RECORDS TO PROCESS:
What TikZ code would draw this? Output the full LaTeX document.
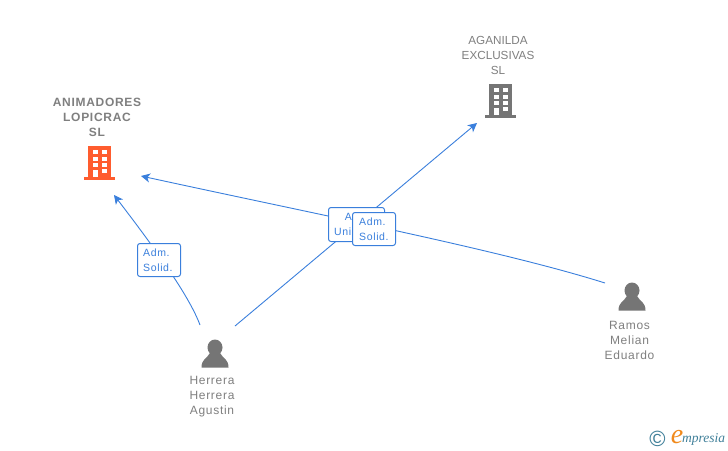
\documentclass[tikz,border=0pt]{standalone}
\usepackage{fontspec}
\setmainfont{Liberation Sans}
\newfontfamily\logofont{Liberation Serif}
\usetikzlibrary{arrows.meta,positioning}
\definecolor{linkblue}{HTML}{3A7FDC}
\definecolor{namegray}{HTML}{7F7F7F}
\definecolor{iconorange}{HTML}{FF5C2E}
\definecolor{icongray}{HTML}{757575}
\definecolor{logoteal}{HTML}{3F7F99}
\definecolor{logoorange}{HTML}{F08A1D}
\tikzset{
  link/.style={linkblue,line width=0.9pt,-{Stealth[length=9pt,width=9pt,inset=2.5pt]}},
  rolebox/.style={draw=linkblue,line width=1pt,fill=white,rounded corners=2.5pt,anchor=north west},
  roletext/.style={text=linkblue,font=\fontsize{10.5}{15}\selectfont\addfontfeature{LetterSpace=6},align=left,inner sep=0pt,anchor=north west},
  namelabel/.style={text=namegray,font=\fontsize{12}{15}\selectfont\addfontfeature{LetterSpace=6},align=center,inner sep=0pt},
  building/.pic={
    \fill[pic actions] (-11.5,-17) rectangle (11.5,14);
    \fill[pic actions] (-15.5,14) rectangle (15.5,17);
    \foreach \yy in {-13,-6,0}
      \foreach \xx in {-6.5,2.5}
        \fill[white] (\xx,\yy) rectangle ++(4.5,4);
    \fill[white] (2.5,6) rectangle ++(4.5,4);
    \fill[white] (-6.5,7) rectangle (-2,14);
  },
  person/.pic={
    \fill[icongray] (0,-6.5) ellipse (7.5 and 8);
    \fill[icongray] (-13.5,13.5) .. controls (-13.5,5) and (-8,4.5) .. (-5,-1)
      -- (5,-1) .. controls (8,4.5) and (13.5,5) .. (13.5,13.5) -- cycle;
  }
}
\begin{document}
\begin{tikzpicture}[x=1pt,y=-1pt]
  \useasboundingbox (0,0) rectangle (728,450);

  % companies
  \pic[fill=iconorange] at (99.5,163) {building};
  \pic[fill=icongray] at (500.5,101) {building};
  \node[namelabel,font=\fontsize{12}{15}\selectfont\bfseries\addfontfeature{LetterSpace=6}] (animadores) at (97,117) {ANIMADORES\\LOPICRAC\\SL};
  \node[namelabel,font=\fontsize{11.7}{15}\selectfont] (aganilda) at (498,55) {AGANILDA\\EXCLUSIVAS\\SL};

  % people
  \pic at (215,354) {person};
  \pic at (632,297) {person};
  \node[namelabel] (herrera) at (212,397) {Herrera\\Herrera\\Agustin};
  \node[namelabel] (ramos) at (629.5,340) {Ramos\\Melian\\Eduardo};

  % connector ends
  \coordinate (herreraA) at (200,325);
  \coordinate (herreraB) at (235,326);
  \coordinate (ramosA) at (605,283);
  \coordinate (animadoresA) at (114,195);
  \coordinate (animadoresB) at (141,176);
  \coordinate (aganildaA) at (477,123);

  \draw[link] (herreraA) .. controls (190,298) and (160,255) .. (animadoresA);
  \draw[link] (herreraB) -- (aganildaA);
  \draw[link] (ramosA) .. controls (500,250) and (320,215) .. (animadoresB);

  % role boxes
  \node[rolebox,minimum width=43pt,minimum height=33pt] (solidA) at (137,243) {};
  \node[rolebox,minimum width=56pt,minimum height=34pt] (unico) at (328,207) {};
  \node[roletext] (unicotext) at (334,213) {\ \ \ Adm.\\Unico};
  \node[rolebox,minimum width=43pt,minimum height=33pt] (solidB) at (352,212) {};
  \node[roletext] (solidAtext) at (143,249) {Adm.\\Solid.};
  \node[roletext] (solidBtext) at (359,217.5) {Adm.\\Solid.};

  % logo
  \node[text=logoteal,font=\fontsize{22}{22}\selectfont,inner sep=0pt] (copyr) at (657.5,438.5) {©};
  \node[text=logoorange,font=\logofont\itshape\fontsize{28}{28}\selectfont,inner sep=0pt] (logoe) at (677,437.5) {e};
  \node[text=logoteal,font=\logofont\itshape\fontsize{13.5}{13.5}\selectfont,inner sep=0pt,anchor=west] (logotext) at (682,439) {mpresia};
\end{tikzpicture}
\end{document}
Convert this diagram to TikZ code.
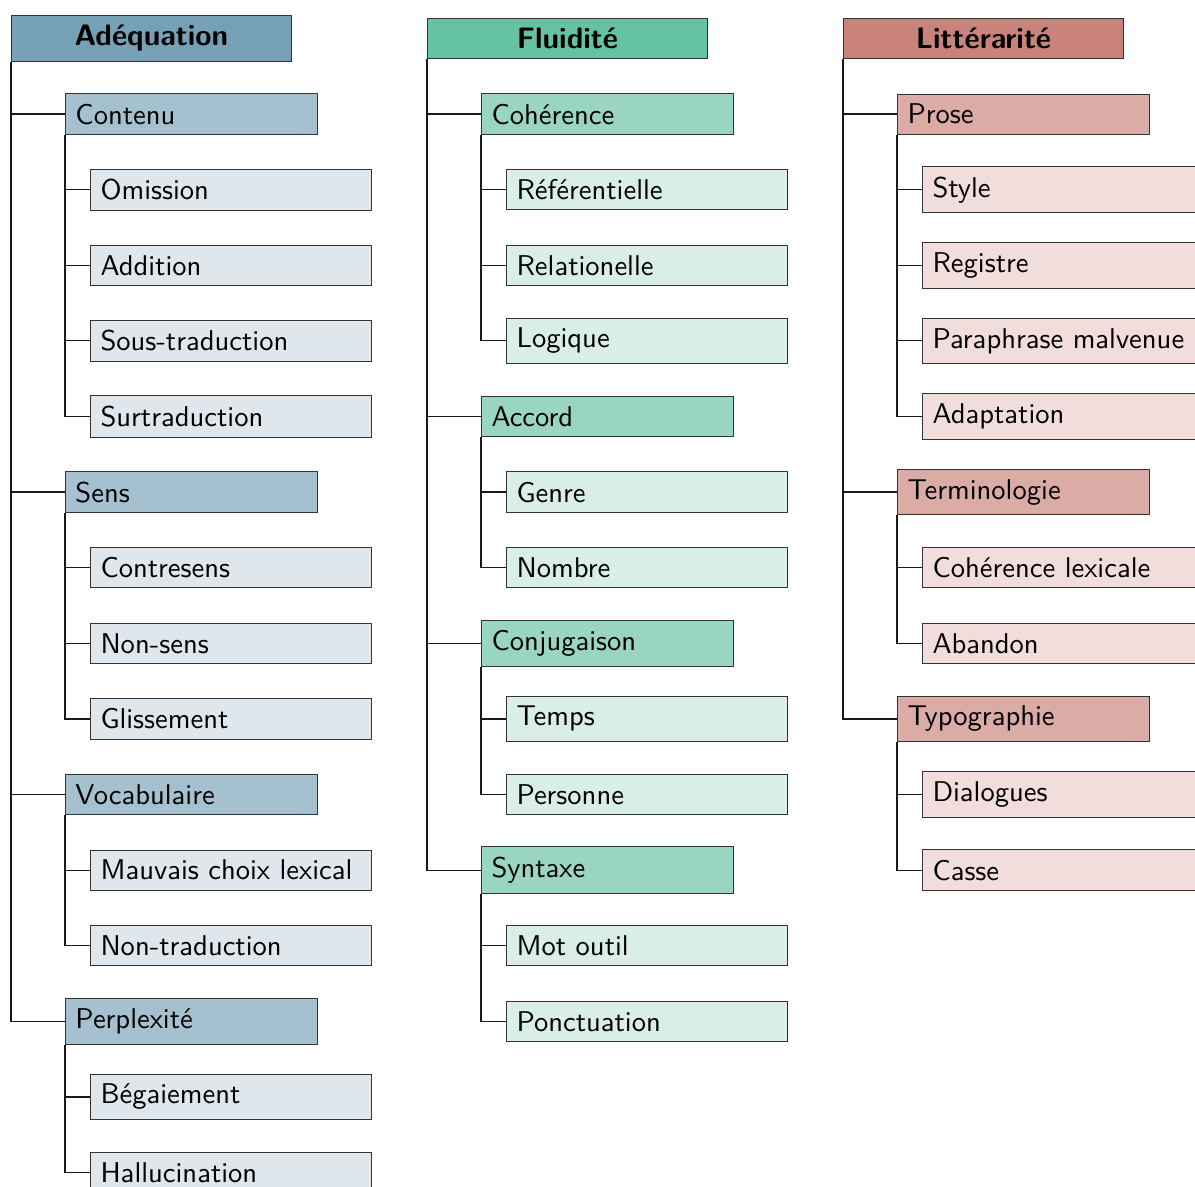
\documentclass[tikz,border=0pt]{standalone}
\usepackage{fontspec}
\setsansfont{lmsans10-regular.otf}[BoldFont=lmsans10-bold.otf]
\definecolor{blueH}{RGB}{118,160,181}
\definecolor{blueM}{RGB}{165,193,207}
\definecolor{blueL}{RGB}{223,230,236}
\definecolor{greenH}{RGB}{102,194,165}
\definecolor{greenM}{RGB}{153,213,194}
\definecolor{greenL}{RGB}{217,238,232}
\definecolor{redH}{RGB}{201,131,123}
\definecolor{redM}{RGB}{219,171,166}
\definecolor{redL}{RGB}{241,222,220}
\tikzset{
  box/.style={draw=black!80, line width=0.5pt, anchor=west, inner sep=5pt,
    font=\sffamily\fontsize{14.3}{17}\selectfont},
  hdr/.style={box, text width=130pt, align=center,
    font=\sffamily\bfseries\fontsize{14.8}{17}\selectfont},
  lvone/.style={box, text width=116pt, align=left},
  lvtwo/.style={box, text width=130.5pt, align=left},
  link/.style={draw=black!90, line width=0.6pt},
}
\newcommand{\rowy}[1]{38.5+75.6*#1}
\begin{document}
\begin{tikzpicture}[x=0.5pt, y=-0.5pt]
\useasboundingbox (0,0) rectangle (1195,1187);
\clip (0,0) rectangle (1195,1187);
% ---------- Column 1: Adequation ----------
\node[hdr, fill=blueH] (A) at (11,{\rowy{0}}) {Adéquation};
\node[lvone, fill=blueM] (A1) at (65,{\rowy{1}}) {Contenu};
\node[lvtwo, fill=blueL] (A11) at (90,{\rowy{2}}) {Omission};
\node[lvtwo, fill=blueL] (A12) at (90,{\rowy{3}}) {Addition};
\node[lvtwo, fill=blueL] (A13) at (90,{\rowy{4}}) {Sous-traduction};
\node[lvtwo, fill=blueL] (A14) at (90,{\rowy{5}}) {Surtraduction};
\node[lvone, fill=blueM] (A2) at (65,{\rowy{6}}) {Sens};
\node[lvtwo, fill=blueL] (A21) at (90,{\rowy{7}}) {Contresens};
\node[lvtwo, fill=blueL] (A22) at (90,{\rowy{8}}) {Non-sens};
\node[lvtwo, fill=blueL] (A23) at (90,{\rowy{9}}) {Glissement};
\node[lvone, fill=blueM] (A3) at (65,{\rowy{10}}) {Vocabulaire};
\node[lvtwo, fill=blueL] (A31) at (90,{\rowy{11}}) {Mauvais choix lexical};
\node[lvtwo, fill=blueL] (A32) at (90,{\rowy{12}}) {Non-traduction};
\node[lvone, fill=blueM] (A4) at (65,{\rowy{13}}) {Perplexité};
\node[lvtwo, fill=blueL] (A41) at (90,{\rowy{14}}) {Bégaiement};
\node[lvtwo, fill=blueL] (A42) at (90,{\rowy{15}}) {Hallucination};
\foreach \c in {A1,A2,A3,A4} \draw[link] (A.south west) |- (\c.west);
\foreach \c in {A11,A12,A13,A14} \draw[link] (A1.south west) |- (\c.west);
\foreach \c in {A21,A22,A23} \draw[link] (A2.south west) |- (\c.west);
\foreach \c in {A31,A32} \draw[link] (A3.south west) |- (\c.west);
\foreach \c in {A41,A42} \draw[link] (A4.south west) |- (\c.west);
% ---------- Column 2: Fluidite ----------
\node[hdr, fill=greenH] (F) at (427,{\rowy{0}}) {Fluidité};
\node[lvone, fill=greenM] (F1) at (481,{\rowy{1}}) {Cohérence};
\node[lvtwo, fill=greenL] (F11) at (506,{\rowy{2}}) {Référentielle};
\node[lvtwo, fill=greenL] (F12) at (506,{\rowy{3}}) {Relationelle};
\node[lvtwo, fill=greenL] (F13) at (506,{\rowy{4}}) {Logique};
\node[lvone, fill=greenM] (F2) at (481,{\rowy{5}}) {Accord};
\node[lvtwo, fill=greenL] (F21) at (506,{\rowy{6}}) {Genre};
\node[lvtwo, fill=greenL] (F22) at (506,{\rowy{7}}) {Nombre};
\node[lvone, fill=greenM] (F3) at (481,{\rowy{8}}) {Conjugaison};
\node[lvtwo, fill=greenL] (F31) at (506,{\rowy{9}}) {Temps};
\node[lvtwo, fill=greenL] (F32) at (506,{\rowy{10}}) {Personne};
\node[lvone, fill=greenM] (F4) at (481,{\rowy{11}}) {Syntaxe};
\node[lvtwo, fill=greenL] (F41) at (506,{\rowy{12}}) {Mot outil};
\node[lvtwo, fill=greenL] (F42) at (506,{\rowy{13}}) {Ponctuation};
\foreach \c in {F1,F2,F3,F4} \draw[link] (F.south west) |- (\c.west);
\foreach \c in {F11,F12,F13} \draw[link] (F1.south west) |- (\c.west);
\foreach \c in {F21,F22} \draw[link] (F2.south west) |- (\c.west);
\foreach \c in {F31,F32} \draw[link] (F3.south west) |- (\c.west);
\foreach \c in {F41,F42} \draw[link] (F4.south west) |- (\c.west);
% ---------- Column 3: Litterarite ----------
\node[hdr, fill=redH] (L) at (843,{\rowy{0}}) {Littérarité};
\node[lvone, fill=redM] (L1) at (897,{\rowy{1}}) {Prose};
\node[lvtwo, fill=redL] (L11) at (922,{\rowy{2}}) {Style};
\node[lvtwo, fill=redL] (L12) at (922,{\rowy{3}}) {Registre};
\node[lvtwo, fill=redL] (L13) at (922,{\rowy{4}}) {Paraphrase malvenue};
\node[lvtwo, fill=redL] (L14) at (922,{\rowy{5}}) {Adaptation};
\node[lvone, fill=redM] (L2) at (897,{\rowy{6}}) {Terminologie};
\node[lvtwo, fill=redL] (L21) at (922,{\rowy{7}}) {Cohérence lexicale};
\node[lvtwo, fill=redL] (L22) at (922,{\rowy{8}}) {Abandon};
\node[lvone, fill=redM] (L3) at (897,{\rowy{9}}) {Typographie};
\node[lvtwo, fill=redL] (L31) at (922,{\rowy{10}}) {Dialogues};
\node[lvtwo, fill=redL] (L32) at (922,{\rowy{11}}) {Casse};
\foreach \c in {L1,L2,L3} \draw[link] (L.south west) |- (\c.west);
\foreach \c in {L11,L12,L13,L14} \draw[link] (L1.south west) |- (\c.west);
\foreach \c in {L21,L22} \draw[link] (L2.south west) |- (\c.west);
\foreach \c in {L31,L32} \draw[link] (L3.south west) |- (\c.west);
\end{tikzpicture}
\end{document}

TASK GOAL:
Scan the listing above. Collect all lines with the word "this".

TASK SOLUTION:
What TikZ code would draw this? Output the full LaTeX document.
Convert this diagram to TikZ code.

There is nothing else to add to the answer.